Role of Government in Economies

  • Governments maintain rule of law, provide public goods (roads, defense, education), and intervene when markets fail.
  • Government regulates to address issues like pollution, worker rights, and safety standards, even in mostly free-market systems.
  • Most countries are mixed economies, blending market forces with government intervention.

The Circular Flow Model

  • Households sell resources (like labor) to businesses and buy products from them.
  • Businesses buy resources and sell products.
  • Governments interact with both, providing public goods and services, paid for via taxes and borrowing.

Mixed Economies and Change Over Time

  • Most modern economies fall between pure command and pure free market.
  • Countries may shift along the spectrum (e.g., China adding markets; Denmark expanding public healthcare).
  • The optimal balance of government involvement depends on societal values and priorities.

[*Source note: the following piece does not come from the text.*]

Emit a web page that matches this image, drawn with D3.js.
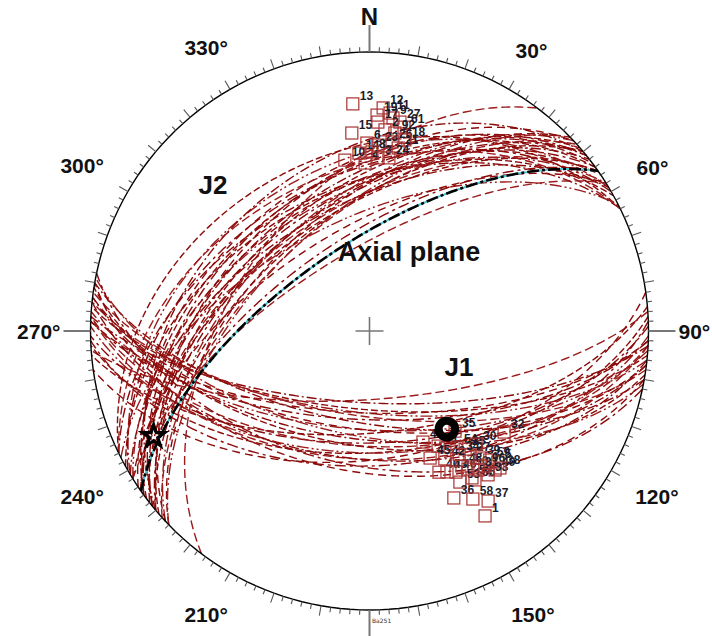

Trade-offs and Opportunity Cost

  • Economic decisions always involve trade-offs (opportunity costs).
  • Policies have costs and benefits, and there are no perfect solutions, only compromises.

Key Terms & Definitions

  • Factors of Production — Inputs used to produce goods: land, labor, and capital.
  • Planned Economy — An economy where the government controls production decisions.
  • Command Economy — A system where government decides all aspects of production.
  • Communism — A classless society with collective ownership of resources.
  • Socialism — Some private property with significant public ownership and planning.
  • Free Market Economy — Private ownership with minimal government intervention.
  • Invisible Hand — The self-regulating nature of markets through individual self-interest.
  • Mixed Economy — Combines market freedom with government intervention.
  • Circular Flow Model — Diagram showing money, goods, and resources flow among households, businesses, and government.
  • Opportunity Cost — The next best alternative foregone in decision-making.

Action Items / Next Steps

  • Review the circular flow model and consider how government, households, and businesses interact.
  • Reflect on your own views regarding the proper government role in the economy.